- [Exercise objective] Copy every line from the material below that holds "with".

──────── Data provided ────────

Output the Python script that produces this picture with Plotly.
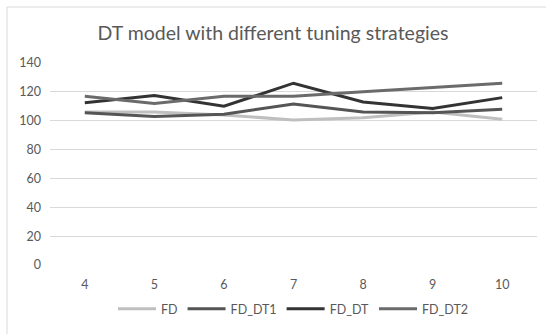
import plotly.graph_objects as go

x_cats = [4, 5, 6, 7, 8, 9, 10]
fd = [106, 106, 104, 100.5, 102, 106, 101]
fd_dt1 = [105.5, 103, 104.5, 111.5, 106, 105.5, 108]
fd_dt = [112.5, 117.5, 110, 126, 113, 108.5, 116]
fd_dt2 = [117, 112, 117, 117, 120, 123, 126]

series = [
    ("FD", fd, "#BFBFBF"),
    ("FD_DT1", fd_dt1, "#555555"),
    ("FD_DT", fd_dt, "#333333"),
    ("FD_DT2", fd_dt2, "#6B6B6B"),
]

fig = go.Figure()
for name, vals, col in series:
    fig.add_trace(go.Scatter(x=x_cats, y=vals, name=name, mode="lines",
                             line=dict(color=col, width=3)))

fig.update_layout(
    width=546, height=334,
    margin=dict(l=50, r=9, t=63, b=69, autoexpand=False),
    paper_bgcolor="white", plot_bgcolor="white",
    font=dict(family="Lato, Open Sans, sans-serif", color="#595959", size=12),
    title=dict(text="DT model with different tuning strategies", x=0.5, xanchor="center",
               y=(334 - 33) / 334, yanchor="middle", yref="container",
               font=dict(size=19.5, color="#595959")),
    showlegend=True,
    legend=dict(orientation="h", x=0.5, xanchor="center", y=(334 - 309) / 334,
                yanchor="middle", yref="container", font=dict(size=12.5, color="#595959"),
                itemwidth=38, traceorder="normal"),
    xaxis=dict(range=[3.5, 10.5], tickvals=x_cats, ticktext=[str(v) for v in x_cats],
               showgrid=False, zeroline=False, showline=False, ticks="", automargin=False,
               tickfont=dict(color="#595959", size=12.5), ticklabelstandoff=10),
    yaxis=dict(range=[0, 140], dtick=20, showgrid=True, gridcolor="#D9D9D9", gridwidth=1,
               zeroline=False, showline=False, ticks="", ticklabelstandoff=8, automargin=False,
               tickfont=dict(color="#595959", size=12.5)),
    shapes=[dict(type="rect", xref="paper", yref="paper", x0=-43/487, x1=1.2, y0=-1, y1=(265-7)/202,
                 line=dict(color="#D9D9D9", width=1), fillcolor="rgba(0,0,0,0)", layer="below")],
)

fig.write_html("out.html")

────────

- [Full solution]
Output the Python script that produces this picture with Plotly.
    title=dict(text="DT model with different tuning strategies", x=0.5, xanchor="center",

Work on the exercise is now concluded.